Keogh said: “There was a diversity and richness in the community. There was a unique togetherness. But as buildings and the landscape gets changed in a regeneration, something gets lost.”

Kelly added that it was the people of Ballymun themselves who originally drove the calls for regeneration but that the eventual plans were at odds with what those in the community felt was best.

He said: “It was always the biggest sore point for everyone, they felt the community was being misrepresented, a by-word for crime and drugs. That did exist, but it didn’t represent the totality of people’s experiences.

You certainly get that sense of regret, resentment, bitterness. A billion euro was spent on this, and the community ended up with no shopping centre at the end of it. That’s almost an achievement in itself.
Most people in Ballymun would the say the vision ultimately enacted was not the vision Ballymun people had.

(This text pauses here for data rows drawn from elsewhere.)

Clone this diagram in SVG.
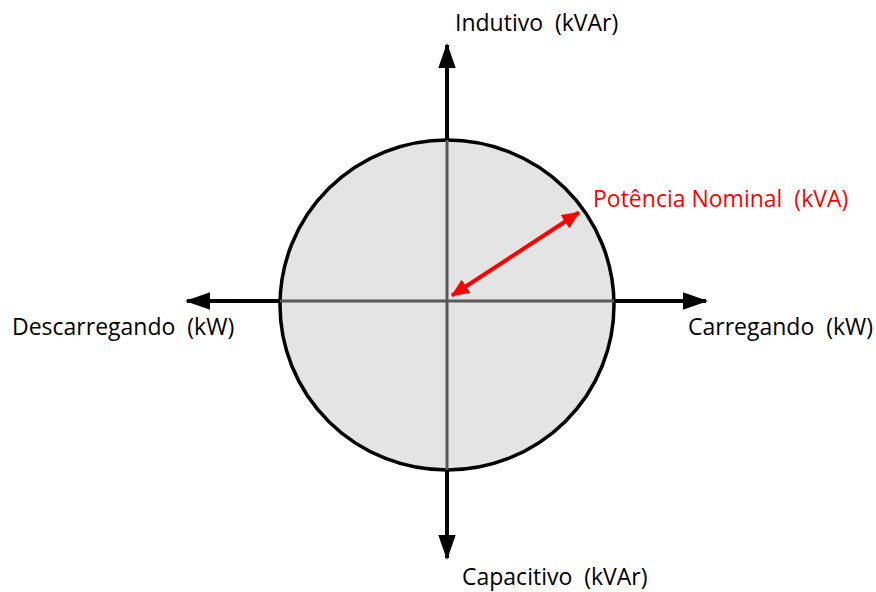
<svg xmlns="http://www.w3.org/2000/svg" width="876" height="592" viewBox="0 0 876 592">
  <style>
    text { font-family: "Open Sans", "Liberation Sans", sans-serif; font-size: 23px; fill: #000; white-space: pre; }
    .red { fill: #ff0000; }
    .axis-out { stroke: #000; stroke-width: 4; fill: none; }
    .axis-in { stroke: #595959; stroke-width: 3; fill: none; }
  </style>
  <defs>
    <marker id="blackHead" markerWidth="6.3" markerHeight="4.4" refX="5.8" refY="2.2" orient="auto" markerUnits="strokeWidth" viewBox="0 0 6.3 4.4">
      <path d="M0,0 L6.3,2.2 L0,4.4 Z" fill="#000"/>
    </marker>
    <marker id="redHead" markerWidth="4.5" markerHeight="4" refX="4.2" refY="2" orient="auto-start-reverse" markerUnits="strokeWidth" viewBox="0 0 4.5 4">
      <path d="M0,0 L4.5,2 L0,4 Z" fill="#ff0000"/>
    </marker>
  </defs>

  <!-- capability circle -->
  <g id="circle">
    <ellipse cx="447" cy="305" rx="167" ry="165" fill="#e4e4e4" stroke="#000" stroke-width="3.5"/>
  </g>

  <!-- axes and the rated-power radius -->
  <g id="connectors">
    <line class="axis-in" x1="447" y1="140" x2="447" y2="470"/>
    <line class="axis-in" x1="280" y1="301" x2="614" y2="301"/>
    <line class="axis-out" x1="447" y1="140" x2="447" y2="45" marker-end="url(#blackHead)"/>
    <line class="axis-out" x1="447" y1="470" x2="447" y2="558" marker-end="url(#blackHead)"/>
    <line class="axis-out" x1="280" y1="301" x2="187" y2="301" marker-end="url(#blackHead)"/>
    <line class="axis-out" x1="614" y1="301" x2="706" y2="301" marker-end="url(#blackHead)"/>
    <line x1="452" y1="295.5" x2="579" y2="212.5" stroke="#ff0000" stroke-width="4" marker-start="url(#redHead)" marker-end="url(#redHead)"/>
  </g>

  <g id="label-indutivo"><text x="455" y="31">Indutivo  (kVAr)</text></g>
  <g id="label-capacitivo"><text x="462" y="585">Capacitivo  (kVAr)</text></g>
  <g id="label-descarregando"><text x="12" y="335">Descarregando  (kW)</text></g>
  <g id="label-carregando"><text x="688" y="335">Carregando  (kW)</text></g>
  <g id="label-potencia"><text class="red" x="593" y="207">Potência Nominal  (kVA)</text></g>
</svg>
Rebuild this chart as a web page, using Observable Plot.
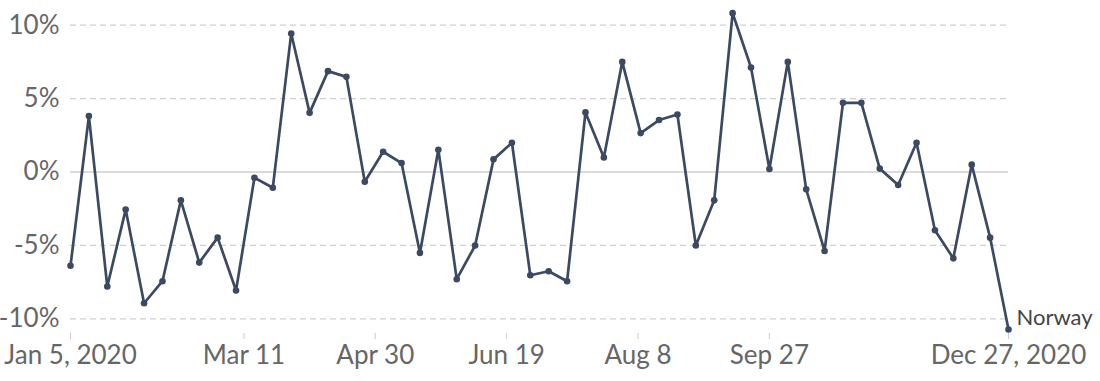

The documentary closes with the story of a woman refusing to leave her home of 20 years, as the local authority seeks to tear down the last block of flats in Ballymun.

Kelly called her story almost a “microcosm” of the story of the people of Ballymun.

The woman, unsatisfied that the alternative accommodation that was offered to her was not what had been originally promised, “stuck it out as long as she could”.

“It was deeply eerie,” Kelly said. “Being the last resident in a huge tower block. She was there completely on her own.

She had to deal with anti-social behaviour there, but that place she’d been for so many years was better for her than leaving it for something else. This is where she’d raised her children. But now she had to go. Not to downplay her own experience, but her story is a microcosm for how a lot of people felt what was promised was not really delivered.

The 4th Act will be screened on TV3 on Friday 30 March at 11pm. 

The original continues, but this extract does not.